Michelin : quand le Bibendum se dégonfle
Par Pierre-Yves MESCOFF - Journal RESO n° 241 - Novembre 2024
Mis en ligne le 22 novembre 2024

Il y a quelques jours la direction de Michelin a annoncé la fermeture d’ici début 2026 de deux sites de production de pneus pour camions et camionnettes à Vannes (Morbihan) et Cholet (Maine-et-Loire). En tout, 1254 salariés sont concernés, sans compter les emplois induits sur ces 2 sites. Ces fermetures décidées sans concertation ni avec les salariés (les organisations syndicales ont d’ailleurs cessé tout contact avec la direction faute d’être entendues) ni avec l’État suivent celles de quatre autres sites en 20 ans, après Poitiers, Toul, Joué-les-Tours et La Roche-sur-Yon. En cause, selon la direction, la concurrence asiatique et une perte de compétitivité au niveau européen. Est-ce vraiment les seuls motifs ? On remarquera que la fermeture de l’usine de Cholet s’accompagnera d’un transfert d’une partie de la production vers des usines en Italie, Espagne et Pologne.

Cette décision, que contestent avec raison les organisations syndicales, intervient alors que les bénéfices globaux du groupe n’ont jamais été aussi importants, de même que les dividendes versés aux actionnaires. Certes, la concurrence avec les entreprises asiatiques est bien réelle, comme en témoignent les difficultés d’autres entreprises de ventes automobiles en Europe. Toutefois, on peut s’étonner que Michelin n’ait pas fait appel à la protection de l’État alors que celui-ci lui a octroyé des fonds importants depuis des décennies.

Or, même si c’est l’Union européenne qui devrait prendre des mesures pour protéger son industrie, la France peut sans attendre agir elle-même en taxant davantage les produits importés depuis la Chine.

A l’entendre, la direction de Michelin affirme qu’aucun des salariés concernés ne sera laissé sur le carreau, prévoyant notamment des pré-retraites et des mobilités vers d’autres sites du groupe.

Mais comment croire qu’une pré-retraite imposée soit vraiment de nature à satisfaire les salariés qui en bénéficieraient ?

Quant à l’affectation vers d’autres sites du groupe, on peut se mettre à la place de ceux qui, licenciés à la Roche-sur-Yon ou ailleurs, ont accepté de venir à Vannes ou à Cholet avec les conséquences notamment familiales que cela implique.

Même si les primes allouées devaient être conséquentes, rien ne remplace le travail supprimé, parfois au bout de 15 ou 20 ans dans l’entreprise.
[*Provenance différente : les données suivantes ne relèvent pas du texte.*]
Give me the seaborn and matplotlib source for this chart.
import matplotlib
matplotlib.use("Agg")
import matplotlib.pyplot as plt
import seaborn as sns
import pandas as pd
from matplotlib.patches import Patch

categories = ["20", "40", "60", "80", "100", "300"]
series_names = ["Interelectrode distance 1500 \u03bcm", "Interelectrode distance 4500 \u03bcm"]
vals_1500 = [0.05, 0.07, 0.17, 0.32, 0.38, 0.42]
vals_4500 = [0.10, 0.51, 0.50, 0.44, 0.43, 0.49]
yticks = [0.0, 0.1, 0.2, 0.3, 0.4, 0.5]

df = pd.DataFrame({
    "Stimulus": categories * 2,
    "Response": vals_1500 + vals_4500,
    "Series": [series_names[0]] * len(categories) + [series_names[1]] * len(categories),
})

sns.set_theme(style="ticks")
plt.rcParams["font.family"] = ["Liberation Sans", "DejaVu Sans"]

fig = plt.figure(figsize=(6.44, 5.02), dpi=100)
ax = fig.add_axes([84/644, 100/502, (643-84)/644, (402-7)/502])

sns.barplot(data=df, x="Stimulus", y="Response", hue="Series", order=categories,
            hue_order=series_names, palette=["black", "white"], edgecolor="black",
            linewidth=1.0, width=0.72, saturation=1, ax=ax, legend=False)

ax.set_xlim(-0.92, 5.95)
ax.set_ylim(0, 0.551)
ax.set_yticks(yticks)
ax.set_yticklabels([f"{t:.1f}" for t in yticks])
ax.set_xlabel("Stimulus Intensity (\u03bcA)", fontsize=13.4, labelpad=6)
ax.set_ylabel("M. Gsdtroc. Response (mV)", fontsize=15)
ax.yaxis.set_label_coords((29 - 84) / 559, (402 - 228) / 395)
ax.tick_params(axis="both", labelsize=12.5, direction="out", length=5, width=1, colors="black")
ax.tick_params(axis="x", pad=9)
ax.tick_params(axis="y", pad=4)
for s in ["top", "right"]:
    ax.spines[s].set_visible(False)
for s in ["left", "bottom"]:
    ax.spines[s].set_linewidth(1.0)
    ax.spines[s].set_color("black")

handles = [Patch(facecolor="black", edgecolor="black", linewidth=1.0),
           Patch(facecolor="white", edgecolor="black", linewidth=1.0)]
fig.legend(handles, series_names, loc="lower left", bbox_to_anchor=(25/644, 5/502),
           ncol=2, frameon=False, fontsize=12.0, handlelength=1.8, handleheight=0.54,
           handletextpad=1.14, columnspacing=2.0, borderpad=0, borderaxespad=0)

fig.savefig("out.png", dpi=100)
Par ailleurs, la fermeture d’une usine a des conséquences sur l’ensemble du site concerné, que ce soit au niveau des sous-traitants ou des commerces locaux. La direction de Michelin a beau affirmer qu’elle a participé à la création d’autres emplois sur les sites qui ont été fermés, comme à la Roche-sur-Yon (à vérifier) cela ne se fait pas en un jour. En clair, il est évident que la fermeture des sites constitue un mauvais coup tant pour les salariés que pour les territoires concernés.
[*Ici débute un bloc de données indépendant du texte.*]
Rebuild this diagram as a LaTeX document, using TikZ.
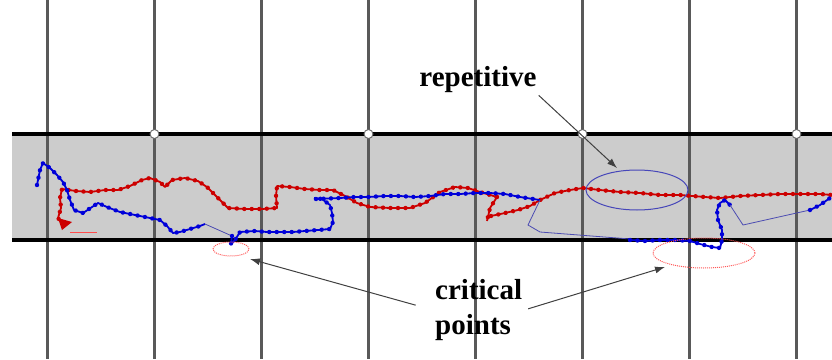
\documentclass[tikz,border=0pt]{standalone}
\usepackage{fontspec}
\setmainfont{Liberation Serif}
\usetikzlibrary{arrows.meta,shapes.geometric,decorations.markings}

\tikzset{
  dotsred/.style={draw=red!80!black, line width=1.8pt, line join=round,
    decoration={markings, mark=between positions 0 and 1 step 7.5pt with {\fill[red!80!black] circle (2.2pt);}},
    postaction=decorate},
  dotsblue/.style={draw=blue!85!black, line width=1.8pt, line join=round,
    decoration={markings, mark=between positions 0 and 1 step 7.5pt with {\fill[blue!85!black] circle (2.2pt);}},
    postaction=decorate},
  thinlink/.style={draw=blue!40!gray, line width=0.8pt},
  bigword/.style={font=\fontsize{29}{35}\selectfont\bfseries, inner sep=2pt},
  ringred/.style={ellipse, draw=red!65, densely dotted, line width=1pt, inner sep=0pt},
  ringblue/.style={ellipse, draw=blue!45!gray, line width=1pt, inner sep=0pt},
  callout/.style={draw=black!75, line width=1pt, -{Latex[length=10pt,width=7pt]}}
}

\begin{document}
\begin{tikzpicture}[x=1pt, y=-1pt]
  \useasboundingbox (0,0) rectangle (832,359);

  % corridor
  \fill[black!20] (12,134) rectangle (832,240);
  \foreach \k in {0,...,7}
    \draw[black!65, line width=2.4pt] (47.5+107*\k,0) -- (47.5+107*\k,359);
  \draw[black, line width=3.2pt] (12,134) -- (832,134);
  \draw[black, line width=3.2pt] (12,240) -- (832,240);
  \foreach \k in {1,3,5,7}
    \filldraw[fill=white, draw=black!60, line width=0.9pt] (47.5+107*\k,134) circle (4.5pt);

  % red run
  \draw[red!70, line width=1pt] (70,232) -- (97,232);
  \fill[red!80!black] (58,218) -- (72,222) -- (62,230) -- cycle;
  \draw[dotsred] (63,225) -- (58,218) -- (61,208) -- (60,198) -- (62,189) -- (76,191) -- (90,192)
    -- (105,190) -- (118,190) -- (130,186) -- (142,180) -- (150,178) -- (160,182) -- (165,187)
    -- (172,180) -- (185,178) -- (198,181) -- (207,187) -- (215,195) -- (223,203) -- (228,208)
    -- (245,209) -- (262,209) -- (277,208) -- (276,196) -- (277,186) -- (290,187) -- (305,189)
    -- (320,190) -- (333,190) -- (345,196) -- (357,203) -- (370,207) -- (390,208) -- (410,208)
    -- (425,203) -- (440,192) -- (455,187) -- (468,188) -- (480,192) -- (497,197);
  \draw[dotsred] (497,197) -- (490,208) -- (487,221);
  \draw[dotsred] (491,216) -- (505,213) -- (518,210) -- (530,206) -- (540,200) -- (555,193)
    -- (570,190) -- (583,188) -- (600,190) -- (620,192) -- (640,193) -- (660,195) -- (680,195)
    -- (705,197) -- (720,198) -- (740,196) -- (760,195) -- (780,194) -- (800,194) -- (820,194)
    -- (832,195);

  % blue run
  \draw[dotsblue] (37,185) -- (40,170) -- (43,163) -- (50,168) -- (57,175) -- (63,182) -- (67,190)
    -- (70,200) -- (74,210) -- (83,213) -- (92,207) -- (98,203) -- (107,207) -- (120,212)
    -- (135,215) -- (150,218) -- (160,220) -- (167,226) -- (173,233) -- (180,232) -- (190,229)
    -- (200,226) -- (205,224);
  \draw[thinlink] (205,224) -- (232,236);
  \draw[dotsblue] (232,236) -- (231,244) -- (235,240) -- (240,232) -- (255,231) -- (267,232)
    -- (280,232) -- (293,232) -- (305,231) -- (318,230) -- (330,229) -- (333,222) -- (332,213)
    -- (330,205) -- (322,199) -- (314,198);
  \draw[dotsblue] (316,199) -- (340,198) -- (355,197) -- (368,197) -- (385,196) -- (400,196)
    -- (415,197) -- (430,196) -- (445,194) -- (460,194) -- (475,193) -- (490,193) -- (505,194)
    -- (520,197) -- (540,200);
  \draw[thinlink] (540,200) -- (528,225) -- (540,232) -- (630,239);
  \draw[dotsblue] (630,240) -- (645,241) -- (660,240) -- (675,240) -- (690,241) -- (700,244)
    -- (712,247) -- (720,248) -- (722,240) -- (722,230) -- (718,220) -- (717,210) -- (720,203)
    -- (725,200) -- (730,205);
  \draw[thinlink] (730,205) -- (743,225) -- (810,210);
  \draw[dotsblue] (810,210) -- (820,205) -- (830,198);

  % marked areas
  \node[ringblue, minimum width=102pt, minimum height=40pt] (rep ring) at (637,190) {};
  \node[ringred, minimum width=36pt, minimum height=14pt] (crit ring a) at (231,249) {};
  \node[ringred, minimum width=102pt, minimum height=30pt] (crit ring b) at (704,253) {};
  \coordinate (tip rep) at (617,168);
  \coordinate (tip a) at (250,259);
  \coordinate (tip b) at (665,267);

  \node[bigword] (rep) at (478,80) {repetitive};
  \node[bigword, align=left, anchor=west] (crit) at (433,310) {critical\\points};

  \draw[callout] (rep.south east) -- (tip rep);
  \draw[callout, shorten <=18pt] (crit.west) -- (tip a);
  \draw[callout, shorten <=4pt] (crit.east) -- (tip b);
\end{tikzpicture}
\end{document}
Mais si la direction de Michelin est évidemment la première responsable des décisions qu’elle prend, on ne saurait oublier que ces fermetures, qui participent à la désindustrialisation de la France, sont aussi la conséquence d’une politique menée depuis plus de 20 ans par les différents gouvernements, parfois sciemment, parfois par manque de courage politique.